La technocratie, un mot que l'on entend de plus en plus souvent. Mais que cache ce mot déjà peu sympathique en soi ?
Étymologie
Le terme « technocratie » est un néologisme qui combine « techno », provenant du grec technē(τέχνη) signifiant « art, compétence » ou « métier », et kratos (κράτος), se traduisant par « pouvoir » ou « règne ». Ainsi, étymologiquement, la technocratie désigne le règne ou le pouvoir des techniciens, c'est-à-dire une forme de gouvernance où les décisions sont prises par des experts ou des spécialistes dans leur domaine, plutôt que par des politiciens ou des élus populaires.
Signification
La technocratie est fondée sur la croyance que les décideurs politiques devraient avoir une expertise technique et scientifique directe dans les domaines sur lesquels ils exercent leur autorité. Cette approche suggère que les décisions basées sur des connaissances spécialisées et des données empiriques sont susceptibles d'être plus efficaces et rationnelles que celles prises par des acteurs politiques traditionnels, qui peuvent être influencés par des intérêts partisans ou des considérations électorales.
Exemples concrets
L'application de la technocratie peut varier considérablement d'un contexte à un autre. Dans certains cas, elle se manifeste par des comités d'experts influençant fortement la prise de décisions politiques, comme ce fut le cas lors de la crise financière de 2008, où économistes et banquiers centraux ont joué un rôle prépondérant dans les mesures adoptées par les gouvernements. Plus récemment, la gestion de la pandémie de COVID-19 a vu des virologues, épidémiologistes et autres professionnels de santé publique orienter les politiques publiques, depuis les confinements jusqu'aux campagnes de vaccination.
Dans certains pays, la technocratie est plus qu'une simple influence; elle est au cœur du système gouvernemental. Singapour est souvent cité comme exemple de technocratie réussie, où les décisions sont fortement basées sur des évaluations techniques et scientifiques, contribuant à son rapide développement économique et à sa stabilité sociale.
Il n'est pas besoin d'aller très loin pour rencontrer la technocratie. L'Union européenne est un magnifique exemple de technocratie, avec ses nombreux comités et agences spécialisés qui influencent la prise de décisions à travers des recommandations basées sur l'expertise technique.
Aspect philosophique
La technocratie soulève des questions philosophiques profondes sur la gouvernance et l'autorité.

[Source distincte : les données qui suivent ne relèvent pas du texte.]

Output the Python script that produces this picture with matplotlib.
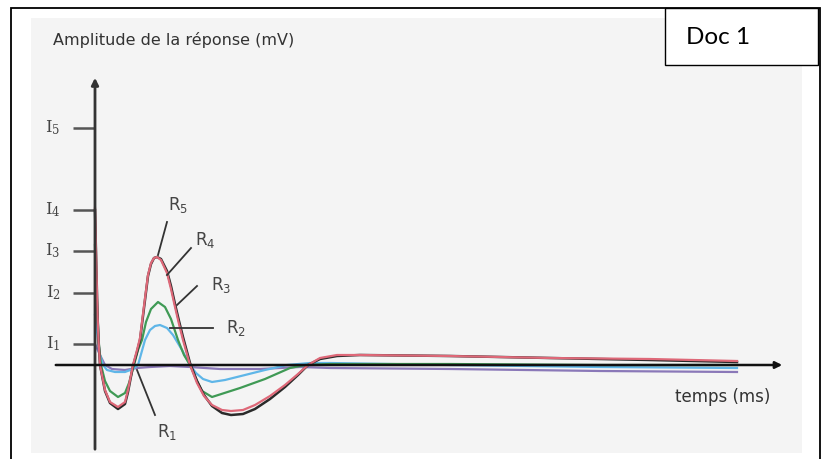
import numpy as np
import matplotlib
matplotlib.use("Agg")
import matplotlib.pyplot as plt
from matplotlib.patches import Rectangle

# stimulus intensity levels (mV)
levels = [2.1, 7.2, 11.4, 15.5, 23.7]
level_labels = ["1", "2", "3", "4", "5"]

# responses R1..R5 (time in ms, amplitude in mV)
t_r1 = [0, 0.5, 1.0, 1.7, 3.0, 4.2, 5.5, 7.5, 9.5, 12.5, 16.5, 20.5, 23.5, 35.5, 50.5, 64.2]
a_r1 = [2.1, 1.0, 0.0, -0.4, -0.5, -0.3, -0.2, -0.1, -0.2, -0.4, -0.4, -0.2, -0.3, -0.4, -0.6, -0.7]

t_r2 = [0, 0.3, 0.5, 0.8, 1.2, 2.0, 3.0, 3.8, 4.3, 5.0, 5.5, 6.0, 6.5, 7.2, 7.8, 8.7, 9.5,
        10.1, 10.8, 11.7, 13.0, 15.0, 17.0, 19.2, 21.5, 23.5, 35.5, 50.5, 64.2]
a_r2 = [5.0, 2.5, 1.0, 0.0, -0.5, -0.7, -0.7, -0.4, 0.0, 2.5, 3.5, 3.9, 4.0, 3.7, 3.0, 1.5, 0.0,
        -0.8, -1.4, -1.7, -1.5, -1.0, -0.5, 0.0, 0.2, 0.2, 0.0, -0.2, -0.3]

t_r3 = [0, 0.25, 0.4, 0.6, 1.0, 1.5, 2.3, 3.0, 3.4, 3.9, 4.3, 4.7, 5.1, 5.6, 6.3, 7.0, 7.6, 8.3, 8.9,
        9.5, 10.1, 10.7, 11.7, 14.5, 17.0, 19.5, 21.0, 23.5, 35.5, 50.5, 64.2]
a_r3 = [12.0, 5.0, 2.0, 0.0, -1.6, -2.6, -3.2, -2.8, -1.8, 0.0, 1.5, 2.5, 4.3, 5.6, 6.3, 5.8, 4.6, 2.5, 1.0,
        0.0, -1.4, -2.6, -3.2, -2.3, -1.4, -0.3, 0.0, 0.1, 0.1, 0.0, 0.0]

t_r45 = [0, 0.25, 0.35, 0.5, 1.0, 1.5, 2.3, 3.0, 3.3, 3.8, 4.2, 4.5, 4.9, 5.3, 5.6, 5.9, 6.2, 6.6,
         7.2, 7.6, 8.0, 8.4, 8.8, 9.5, 10.2, 10.9, 11.7, 12.7, 13.6, 14.8, 16.0, 17.5, 19.0, 20.3,
         21.3, 22.5, 24.2, 26.5, 35.5, 45.5, 55.5, 64.2]
a_r4 = [15.5, 5.0, 2.5, 0.0, -2.6, -3.8, -4.4, -3.9, -2.7, -0.1, 1.3, 2.5, 5.7, 8.9, 10.1, 10.7, 10.8,
        10.6, 9.4, 7.9, 6.1, 4.4, 2.8, 0.2, -1.6, -3.0, -4.1, -4.8, -5.0, -4.9, -4.4, -3.4, -2.2, -1.0,
        0.0, 0.6, 0.9, 1.0, 0.9, 0.7, 0.5, 0.3]
a_r5 = [15.7, 5.0, 2.5, 0.0, -2.5, -3.7, -4.2, -3.7, -2.5, 0.0, 1.5, 2.7, 5.9, 9.0, 10.2, 10.7, 10.8,
        10.5, 9.2, 7.6, 5.8, 4.1, 2.5, 0.0, -1.8, -3.1, -4.0, -4.5, -4.6, -4.5, -4.0, -3.1, -2.0, -0.9,
        0.0, 0.7, 1.0, 1.0, 0.9, 0.7, 0.6, 0.4]

W, H = 822, 459
fig = plt.figure(figsize=(W / 100, H / 100), dpi=100)
fig.patch.set_facecolor("white")


def fx(x):
    return x / W


def fy(y):
    return 1 - y / H


# frame and grey panel (figure pixel positions)
fig.patches.append(Rectangle((fx(11), fy(470)), fx(820) - fx(11), fy(8) - fy(470),
                             transform=fig.transFigure, fill=False, ec="black", lw=1.3, zorder=0))
fig.patches.append(Rectangle((fx(31), fy(453)), fx(802) - fx(31), fy(18) - fy(453),
                             transform=fig.transFigure, fc="#f4f4f4", ec="none", zorder=0))

ax = fig.add_axes([0, 0, 1, 1])
ax.set_zorder(2)
ax.set_xlim(-9.5, 72.7)
ax.set_ylim(-9.4, 36.5)
ax.axis("off")
ax.patch.set_alpha(0)

# "Doc 1" box
ax.add_patch(Rectangle((fx(665), fy(65)), fx(818) - fx(665), fy(8) - fy(65),
                       transform=ax.transAxes, fc="white", ec="black", lw=1.0, zorder=5))
ax.text(fx(686), fy(38), "Doc 1", fontsize=17.5, family="Lato", va="center", ha="left",
        transform=ax.transAxes, zorder=6)

# axes with arrows
ax.annotate("", xy=(0, 29.0), xytext=(0, -8.7),
            arrowprops=dict(arrowstyle="-|>", color="#333333", lw=2.0, mutation_scale=10))
ax.annotate("", xy=(69.0, 0), xytext=(-4.2, 0),
            arrowprops=dict(arrowstyle="-|>", color="#111111", lw=1.8, mutation_scale=10))

# intensity ticks
for lv, lab in zip(levels, level_labels):
    ax.plot([-2.2, 0], [lv, lv], color="#555555", lw=1.8, solid_capstyle="butt")
    ax.text(-4.2, lv, r"$\mathrm{I}_{%s}$" % lab, fontsize=12, color="#444444",
            ha="center", va="center", math_fontfamily="dejavuserif")

# response curves
ax.plot(t_r1, a_r1, color="#8a78b8", lw=1.6)
ax.plot(t_r2, a_r2, color="#5fb6e8", lw=1.6)
ax.plot(t_r3, a_r3, color="#3f9a55", lw=1.6)
ax.plot(t_r45, a_r4, color="#2a2a2a", lw=1.8)
ax.plot(t_r45, a_r5, color="#de6878", lw=1.6)

# curve labels with leader lines
labels = [("5", (8.3, 16.0), (7.2, 14.3), (6.3, 11.0)),
          ("4", (11.0, 12.5), (9.6, 11.7), (7.2, 9.0)),
          ("3", (12.6, 8.0), (10.2, 7.9), (8.2, 6.0)),
          ("2", (14.1, 3.7), (11.8, 3.7), (7.5, 3.7)),
          ("1", (7.2, -6.7), (6.0, -5.0), (4.2, -0.5))]
for num, txt_pos, p0, p1 in labels:
    ax.plot([p0[0], p1[0]], [p0[1], p1[1]], color="#333333", lw=1.3)
    ax.text(txt_pos[0], txt_pos[1], r"$\mathrm{R}_{%s}$" % num, fontsize=12, color="#444444",
            ha="center", va="center", math_fontfamily="dejavusans")

ax.text(fx(53), fy(40), "Amplitude de la réponse (mV)", fontsize=11.5, color="#333333",
        va="center", ha="left", transform=ax.transAxes)
ax.text(fx(675), fy(397), "temps (ms)", fontsize=12, color="#333333", va="center", ha="left",
        transform=ax.transAxes)

fig.savefig("out.png", dpi=100)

Elle interroge le fondement de la légitimité politique : est-ce le consentement du peuple, comme dans les démocraties traditionnelles, ou l'expertise et l'efficacité dans la gestion des affaires publiques? Cette interrogation met en lumière les tensions entre efficacité et représentativité, expertise et démocratie.
Critiques et Débats : La technocratie est critiquée pour son potentiel à éloigner les citoyens des processus décisionnels et à réduire la politique à une série de problèmes techniques dépourvus de toute considération éthique ou morale. Cependant, ses défenseurs arguent que dans un monde complexe, l'expertise technique est indispensable pour aborder des défis tels que le changement climatique, la santé publique, et la sécurité internationale.
En somme, la technocratie est un concept qui interpelle sur le mode de gouvernance le plus apte à résoudre les problèmes contemporains. Elle propose une vision où l'expertise et la compétence technique sont primordiales, mais doit néanmoins trouver un équilibre avec les impératifs démocratiques et les valeurs éthiques de la société.